- What to do
For the material that follows, list every line containing the word "chart".

- Records supplied

>> START

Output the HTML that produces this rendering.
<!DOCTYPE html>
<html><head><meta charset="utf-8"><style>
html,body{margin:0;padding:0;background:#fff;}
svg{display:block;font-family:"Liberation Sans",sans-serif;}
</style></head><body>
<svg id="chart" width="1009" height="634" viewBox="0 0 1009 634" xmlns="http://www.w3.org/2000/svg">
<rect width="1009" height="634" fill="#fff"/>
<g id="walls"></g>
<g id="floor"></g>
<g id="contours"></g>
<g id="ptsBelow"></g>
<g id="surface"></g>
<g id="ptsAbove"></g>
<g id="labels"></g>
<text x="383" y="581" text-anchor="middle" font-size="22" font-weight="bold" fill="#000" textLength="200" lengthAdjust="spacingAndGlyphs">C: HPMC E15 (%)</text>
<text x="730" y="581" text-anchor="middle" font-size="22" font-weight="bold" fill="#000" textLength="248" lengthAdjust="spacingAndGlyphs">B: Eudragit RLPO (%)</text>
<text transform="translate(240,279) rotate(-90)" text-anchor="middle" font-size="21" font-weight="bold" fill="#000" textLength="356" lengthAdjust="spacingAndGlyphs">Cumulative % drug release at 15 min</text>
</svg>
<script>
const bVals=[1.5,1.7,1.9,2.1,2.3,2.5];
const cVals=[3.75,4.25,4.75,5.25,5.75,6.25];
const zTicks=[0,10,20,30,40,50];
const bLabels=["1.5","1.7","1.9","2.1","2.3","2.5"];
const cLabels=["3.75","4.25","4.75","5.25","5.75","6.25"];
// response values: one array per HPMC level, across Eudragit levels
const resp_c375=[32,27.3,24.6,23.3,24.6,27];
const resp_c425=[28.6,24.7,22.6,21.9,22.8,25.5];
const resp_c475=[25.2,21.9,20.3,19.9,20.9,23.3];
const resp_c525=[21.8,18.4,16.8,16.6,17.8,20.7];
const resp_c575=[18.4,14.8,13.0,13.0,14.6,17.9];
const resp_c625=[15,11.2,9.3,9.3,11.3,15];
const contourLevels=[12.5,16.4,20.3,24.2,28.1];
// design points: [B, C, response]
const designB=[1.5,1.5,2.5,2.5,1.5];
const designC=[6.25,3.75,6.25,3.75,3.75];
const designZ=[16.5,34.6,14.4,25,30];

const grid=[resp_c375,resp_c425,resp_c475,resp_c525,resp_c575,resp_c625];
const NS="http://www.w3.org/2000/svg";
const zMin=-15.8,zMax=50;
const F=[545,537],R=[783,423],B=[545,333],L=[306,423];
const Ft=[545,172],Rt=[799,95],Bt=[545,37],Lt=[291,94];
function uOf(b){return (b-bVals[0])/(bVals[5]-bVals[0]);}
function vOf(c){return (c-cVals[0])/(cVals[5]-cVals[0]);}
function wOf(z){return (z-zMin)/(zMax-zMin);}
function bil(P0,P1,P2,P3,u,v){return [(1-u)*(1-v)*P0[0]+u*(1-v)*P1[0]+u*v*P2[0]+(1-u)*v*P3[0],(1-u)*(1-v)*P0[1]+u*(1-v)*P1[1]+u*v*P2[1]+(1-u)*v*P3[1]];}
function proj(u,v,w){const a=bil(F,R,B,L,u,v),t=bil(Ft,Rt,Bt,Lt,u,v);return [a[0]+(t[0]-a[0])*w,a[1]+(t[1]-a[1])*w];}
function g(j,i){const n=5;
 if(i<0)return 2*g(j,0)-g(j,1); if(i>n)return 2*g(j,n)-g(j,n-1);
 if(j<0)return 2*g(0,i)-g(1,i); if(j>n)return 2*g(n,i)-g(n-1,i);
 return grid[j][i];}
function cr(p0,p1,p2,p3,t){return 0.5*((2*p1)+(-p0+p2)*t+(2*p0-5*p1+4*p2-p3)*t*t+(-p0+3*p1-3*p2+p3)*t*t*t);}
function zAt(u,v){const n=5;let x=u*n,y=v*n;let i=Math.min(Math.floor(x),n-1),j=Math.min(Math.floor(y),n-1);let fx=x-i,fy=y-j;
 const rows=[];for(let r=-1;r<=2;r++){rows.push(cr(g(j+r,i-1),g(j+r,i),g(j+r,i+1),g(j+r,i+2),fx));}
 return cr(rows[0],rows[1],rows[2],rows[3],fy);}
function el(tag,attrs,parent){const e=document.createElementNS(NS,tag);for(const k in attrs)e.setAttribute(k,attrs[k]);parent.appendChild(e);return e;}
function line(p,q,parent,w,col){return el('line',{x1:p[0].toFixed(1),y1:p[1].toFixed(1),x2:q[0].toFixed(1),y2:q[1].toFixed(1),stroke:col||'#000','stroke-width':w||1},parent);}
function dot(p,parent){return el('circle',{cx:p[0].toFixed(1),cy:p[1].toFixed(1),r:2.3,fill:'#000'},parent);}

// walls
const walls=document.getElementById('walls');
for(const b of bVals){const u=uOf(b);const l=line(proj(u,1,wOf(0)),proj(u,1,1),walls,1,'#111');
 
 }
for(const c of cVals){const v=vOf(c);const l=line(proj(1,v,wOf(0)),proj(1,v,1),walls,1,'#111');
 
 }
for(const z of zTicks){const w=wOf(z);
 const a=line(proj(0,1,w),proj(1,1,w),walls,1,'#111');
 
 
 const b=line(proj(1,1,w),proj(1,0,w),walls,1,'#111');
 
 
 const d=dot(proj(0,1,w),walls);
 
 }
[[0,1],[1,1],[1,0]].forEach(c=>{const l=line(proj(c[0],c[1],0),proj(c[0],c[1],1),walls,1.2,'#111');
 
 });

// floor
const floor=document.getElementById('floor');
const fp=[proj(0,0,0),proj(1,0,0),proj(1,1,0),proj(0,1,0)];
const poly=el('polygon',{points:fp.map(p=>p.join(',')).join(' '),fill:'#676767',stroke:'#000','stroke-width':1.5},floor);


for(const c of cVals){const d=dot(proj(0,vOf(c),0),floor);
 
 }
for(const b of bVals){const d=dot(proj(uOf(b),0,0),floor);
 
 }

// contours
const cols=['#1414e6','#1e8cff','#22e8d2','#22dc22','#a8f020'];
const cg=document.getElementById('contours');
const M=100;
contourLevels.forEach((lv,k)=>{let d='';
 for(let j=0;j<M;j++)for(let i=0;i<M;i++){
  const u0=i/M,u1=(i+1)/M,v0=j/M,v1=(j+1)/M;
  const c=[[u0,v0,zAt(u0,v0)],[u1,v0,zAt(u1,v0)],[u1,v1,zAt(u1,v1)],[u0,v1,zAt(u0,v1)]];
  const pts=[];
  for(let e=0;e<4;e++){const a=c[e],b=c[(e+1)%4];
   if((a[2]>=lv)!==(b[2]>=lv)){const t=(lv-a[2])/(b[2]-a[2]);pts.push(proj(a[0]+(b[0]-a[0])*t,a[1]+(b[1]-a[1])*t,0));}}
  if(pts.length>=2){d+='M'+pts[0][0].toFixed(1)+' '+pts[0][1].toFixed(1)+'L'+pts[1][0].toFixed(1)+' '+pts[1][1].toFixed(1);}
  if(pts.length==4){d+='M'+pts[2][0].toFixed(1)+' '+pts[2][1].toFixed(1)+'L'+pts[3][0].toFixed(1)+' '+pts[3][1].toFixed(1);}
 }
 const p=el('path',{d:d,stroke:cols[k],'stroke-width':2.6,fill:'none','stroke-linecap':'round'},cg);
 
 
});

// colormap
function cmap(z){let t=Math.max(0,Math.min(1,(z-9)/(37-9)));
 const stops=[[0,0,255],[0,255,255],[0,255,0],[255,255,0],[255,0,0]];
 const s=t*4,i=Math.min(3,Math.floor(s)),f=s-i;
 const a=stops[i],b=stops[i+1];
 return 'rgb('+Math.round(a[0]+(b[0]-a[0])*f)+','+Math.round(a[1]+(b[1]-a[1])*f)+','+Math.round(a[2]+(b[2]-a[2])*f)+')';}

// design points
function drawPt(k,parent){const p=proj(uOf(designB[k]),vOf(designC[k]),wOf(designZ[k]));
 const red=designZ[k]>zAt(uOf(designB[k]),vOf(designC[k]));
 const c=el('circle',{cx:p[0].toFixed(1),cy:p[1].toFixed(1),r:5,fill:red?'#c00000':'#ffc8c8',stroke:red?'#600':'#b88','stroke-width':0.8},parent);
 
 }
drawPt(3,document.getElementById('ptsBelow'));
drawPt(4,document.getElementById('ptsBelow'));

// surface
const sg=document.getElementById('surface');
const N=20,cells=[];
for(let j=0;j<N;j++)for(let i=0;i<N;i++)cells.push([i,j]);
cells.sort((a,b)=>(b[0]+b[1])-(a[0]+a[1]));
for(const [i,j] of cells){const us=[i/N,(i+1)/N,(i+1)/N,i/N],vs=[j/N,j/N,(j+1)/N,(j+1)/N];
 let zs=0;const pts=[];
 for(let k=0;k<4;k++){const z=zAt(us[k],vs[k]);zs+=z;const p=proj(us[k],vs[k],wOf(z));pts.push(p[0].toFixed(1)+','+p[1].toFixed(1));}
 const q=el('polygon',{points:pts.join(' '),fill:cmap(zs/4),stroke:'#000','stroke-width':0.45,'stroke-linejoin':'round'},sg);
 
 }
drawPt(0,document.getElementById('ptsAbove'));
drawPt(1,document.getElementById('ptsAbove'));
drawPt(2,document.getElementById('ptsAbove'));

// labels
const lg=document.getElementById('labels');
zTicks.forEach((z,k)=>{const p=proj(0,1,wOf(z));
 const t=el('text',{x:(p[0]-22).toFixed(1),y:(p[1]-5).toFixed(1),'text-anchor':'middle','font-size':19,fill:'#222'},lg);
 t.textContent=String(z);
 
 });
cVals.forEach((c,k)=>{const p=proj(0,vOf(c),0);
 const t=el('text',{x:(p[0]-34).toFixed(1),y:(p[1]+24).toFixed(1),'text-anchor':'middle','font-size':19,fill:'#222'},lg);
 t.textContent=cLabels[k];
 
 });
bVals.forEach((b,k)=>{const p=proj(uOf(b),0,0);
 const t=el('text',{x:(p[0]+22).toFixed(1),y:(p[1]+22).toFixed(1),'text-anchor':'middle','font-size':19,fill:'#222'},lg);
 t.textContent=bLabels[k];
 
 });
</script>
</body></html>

>> END
>> START

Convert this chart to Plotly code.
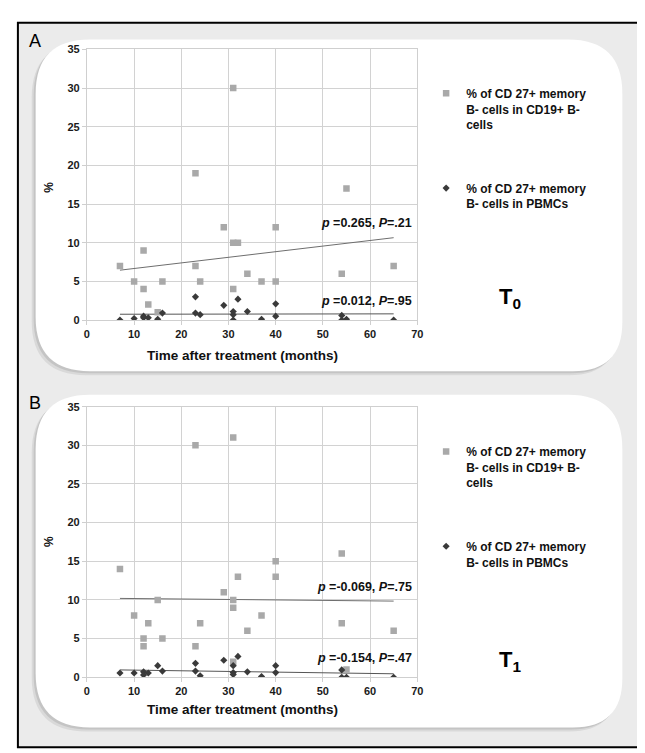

>> END

- Answer for this exercise
<svg id="chart" width="1009" height="634" viewBox="0 0 1009 634" xmlns="http://www.w3.org/2000/svg">
Convert this chart to Plotly code.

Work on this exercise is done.